**Source data:**
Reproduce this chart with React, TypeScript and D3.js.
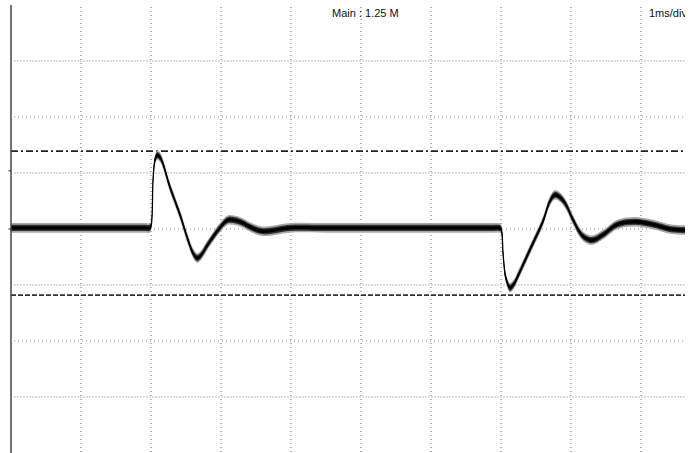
import React from "react";
import * as d3 from "d3";

// time in ms, level in divisions
const traceTime = [
  0, 1.0, 1.9, 1.98, 2.0, 2.03, 2.06, 2.09, 2.13, 2.17, 2.27, 2.41, 2.53, 2.6,
  2.66, 2.72, 2.79, 2.87, 2.99, 3.1, 3.27, 3.41, 3.59, 3.99, 4.5, 5.5, 6.5, 6.9,
  6.97, 7.0, 7.03, 7.07, 7.13, 7.19, 7.23, 7.41, 7.6, 7.7, 7.77, 7.84, 7.93,
  8.03, 8.17, 8.3, 8.46, 8.66, 8.91, 9.17, 9.41, 9.64, 9.9,
];
const traceLevel = [
  0.02, 0.02, 0.02, 0.02, 0.05, 0.9, 1.25, 1.32, 1.28, 1.17, 0.75, 0.27, -0.2,
  -0.43, -0.52, -0.46, -0.32, -0.17, 0.03, 0.16, 0.13, 0.04, -0.04, 0.02, 0.02,
  0.02, 0.02, 0.02, 0.02, 0.0, -0.45, -0.88, -1.05, -0.97, -0.87, -0.38, 0.14,
  0.5, 0.61, 0.57, 0.43, 0.16, -0.13, -0.2, -0.1, 0.08, 0.13, 0.08, 0.0, -0.02,
  -0.02,
];

const xDivs = [1, 2, 3, 4, 5, 6, 7, 8, 9];
const yDivs = [3, 2, 1, 0, -1, -2, -3];
const upperCursor = 1.39;
const lowerCursor = -1.18;
const markerLevels = [1.04, 0];

const W = 697;
const H = 453;

export default function App() {
  const x = d3.scaleLinear().domain([0, 10]).range([11, 711]);
  const y = d3.scaleLinear().domain([-4, 4]).range([453, 5]);
  const right = 685;

  const pts = traceTime.map((t, i) => ({ t, v: traceLevel[i] }));
  const curve = d3.curveCatmullRom.alpha(0.5);

  const band = (h: number) =>
    d3
      .area<{ t: number; v: number }>()
      .x((d) => x(d.t))
      .y0((d) => y(d.v - h))
      .y1((d) => y(d.v + h))
      .curve(curve)(pts) || "";

  const line =
    d3
      .line<{ t: number; v: number }>()
      .x((d) => x(d.t))
      .y((d) => y(d.v))
      .curve(curve)(pts) || "";

  return (
    <svg
      width={W}
      height={H}
      style={{ position: "absolute", left: 0, top: 0, background: "#fff" }}
    >
      <defs>
        <clipPath id="plot">
          <rect x={x(0)} y={0} width={right - x(0)} height={H} />
        </clipPath>
      </defs>

      {/* vertical grid */}
      {xDivs.map((d) => (
        <line
          key={"v" + d}
          x1={x(d)}
          x2={x(d)}
          y1={y(4) + 2}
          y2={H}
          stroke="#666"
          strokeWidth={1}
          strokeDasharray="1,3"
        />
      ))}

      {/* horizontal grid */}
      {yDivs.map((d, i) => (
        <line
          key={"h" + d}
          x1={x(0) + 3}
          x2={right}
          y1={y(d)}
          y2={y(d)}
          stroke={i % 2 === 0 ? "#bbb" : "#888"}
          strokeWidth={1}
          strokeDasharray={i % 2 === 0 ? "2,1" : "1,3"}
        />
      ))}

      {/* cursors */}
      <line
        x1={x(0)}
        x2={right}
        y1={y(upperCursor)}
        y2={y(upperCursor)}
        stroke="#222"
        strokeWidth={1.6}
        strokeDasharray="7,3,2,3"
      />
      <line
        x1={x(0)}
        x2={right}
        y1={y(lowerCursor)}
        y2={y(lowerCursor)}
        stroke="#333"
        strokeWidth={1.8}
        strokeDasharray="5,2"
      />

      {/* waveform */}
      <g clipPath="url(#plot)">
        <path d={band(0.085)} fill="#aaa" />
        <path d={band(0.055)} fill="#333" />
        <path d={band(0.03)} fill="#000" />
        <path d={line} fill="none" stroke="#000" strokeWidth={1.3} />
      </g>

      {/* left axis */}
      <line x1={x(0)} x2={x(0)} y1={y(4)} y2={H} stroke="#444" strokeWidth={1.5} />
      {markerLevels.map((m) => (
        <line
          key={"m" + m}
          x1={x(0) - 2.5}
          x2={x(0)}
          y1={y(m)}
          y2={y(m)}
          stroke="#444"
          strokeWidth={1.2}
        />
      ))}

      <g fontFamily="Liberation Sans, Arial, sans-serif" fontSize={11} fill="#111">
        <text x={332} y={17}>
          Main : 1.25 M
        </text>
        <g clipPath="url(#plot)">
          <text x={649} y={17}>
            1ms/div
          </text>
        </g>
      </g>
    </svg>
  );
}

**Prompt:**
From the first line above down to the line with "import * as", reproduce every line and no others, omitting pictures.

**Full output:**
Reproduce this chart with React, TypeScript and D3.js.
import React from "react";
import * as d3 from "d3";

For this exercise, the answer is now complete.